Le soir, après les opérations de la journée, combats ou marches, pendant ces longues nuits d’hiver dont peu d’heures seulement étaient consacrées au sommeil, c’étaient les charmantes causeries de Marquiset qui faisaient oublier les peines morales et physiques que tous enduraient ; la conversation avec lui prenait toujours un tour élevé, fin, agréable, plein de philosophie et d’humour qui reposait des lourdes et tristes responsabilités du moment. Son esprit était toujours gai, amusant et son jugement toujours pratique et juste. Racontant la prise du clos Vougeot dans lequel les Prussiens étaient retranchés et où ils furent assaillis par les francs-tireurs qui s’élancèrent du haut des collines enveloppantes, « c’était comme au cirque », écrivait-il le soir même.

À propos du combat de Wissembourg, un jeune officier qui y avait participé déplorait que la présence d’un bataillon d’infanterie de la division Douay installé le 3 août au soir dans la ville eût provoqué le bombardement du lendemain 4 août ; mais lui, jugeant bien la situation, et appréciant à sa valeur l’importance d’un tel point d’appui sur la ligne de bataille, répondit : « Si le succès de la journée en avait dépendu, on aurait peut-être bien pu faire brûler la ville tout entière. »

Le temps qu’il consacrait au colonel Bourras ne diminuait en rien sa sollicitude pour ses francs-tireurs. Après la revue d’honneur du 17 mars 1871 qui marqua le licenciement du corps franc, la compagnie de la Haute-Saône versa ses armes et ce fut sous le commandement de leur lieutenant que les francs-tireurs rentrèrent dans leurs foyers. Ces braves portaient fièrement leur uniforme, ils donnaient une dernière preuve de leur vigueur en faisant des étapes de près de 80 kilomètres.

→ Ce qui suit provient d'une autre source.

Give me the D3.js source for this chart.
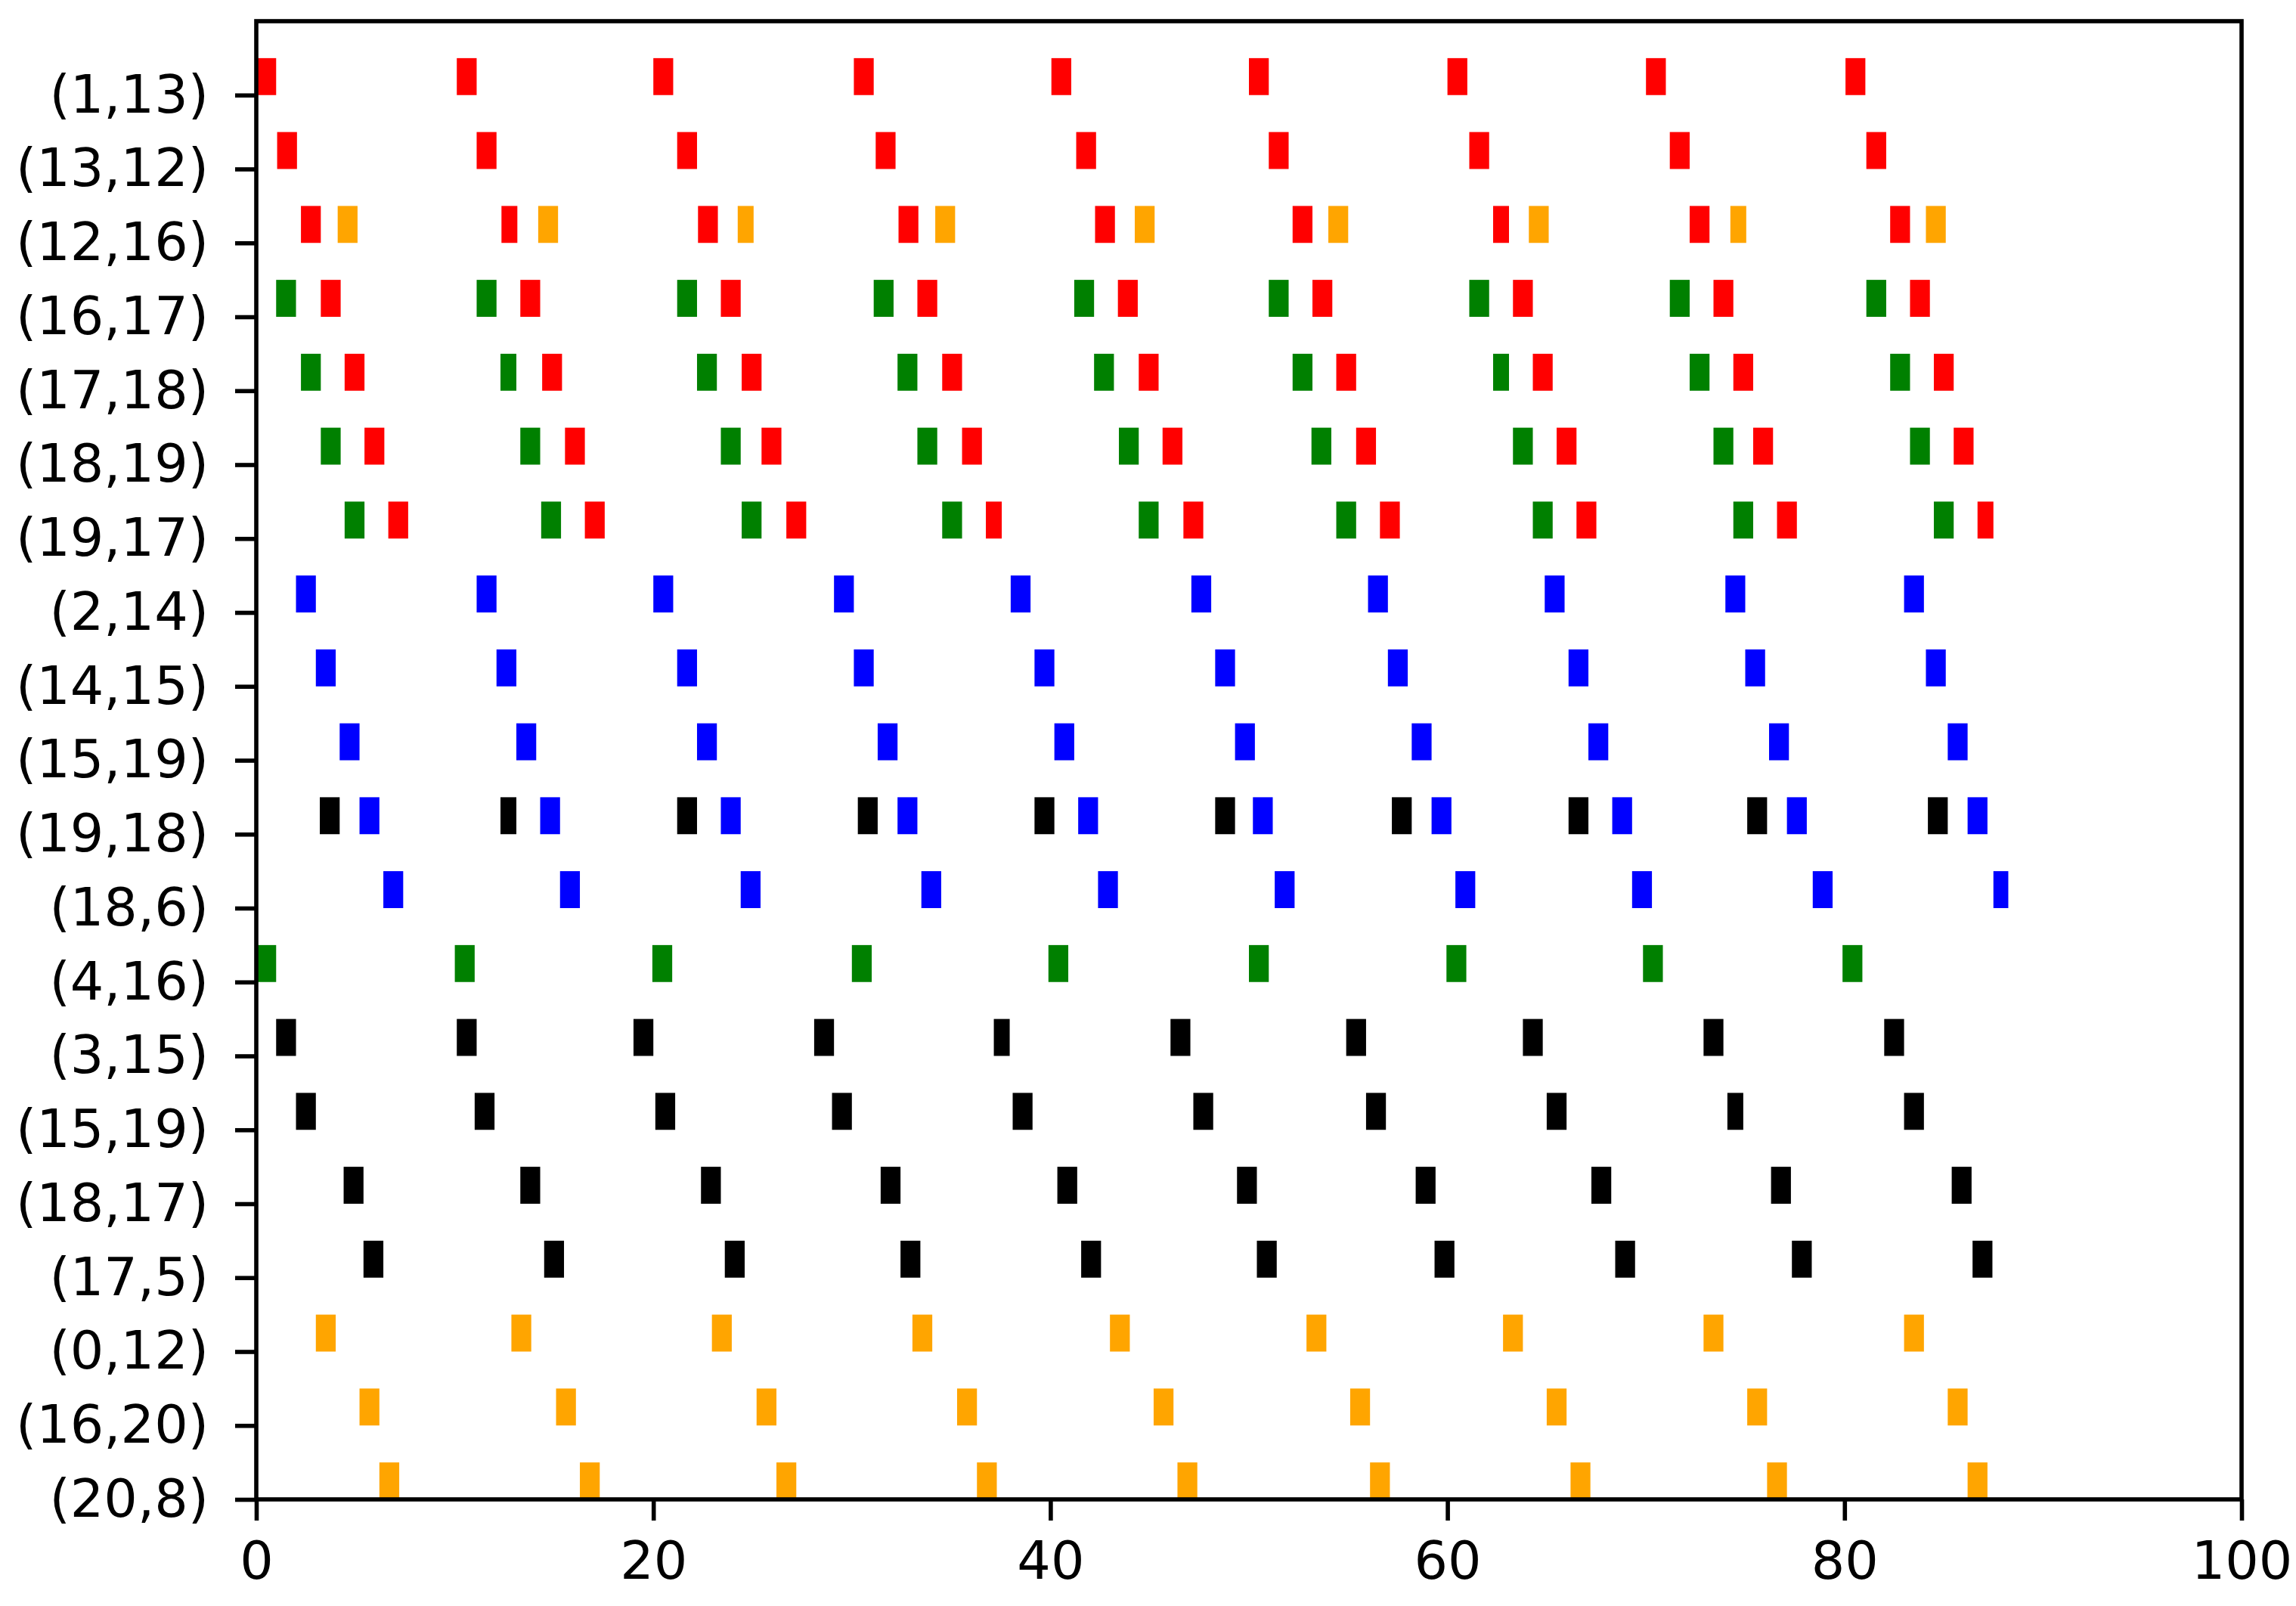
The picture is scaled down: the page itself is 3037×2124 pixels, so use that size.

Quelques jours étaient à peine écoulés, et ses affaires remises en ordre à Fontaine que Marquiset se hâtait de rejoindre à Lyon son ancien chef, appelé avec le grade de général au titre auxiliaire, à prendre le commandement des gardes nationales du Rhône. Là encore, dans cette situation plus politique que militaire, si difficile et si périlleuse, il fut pour Bourras un ami fidèle, le collaborateur dévoué de tous les instants.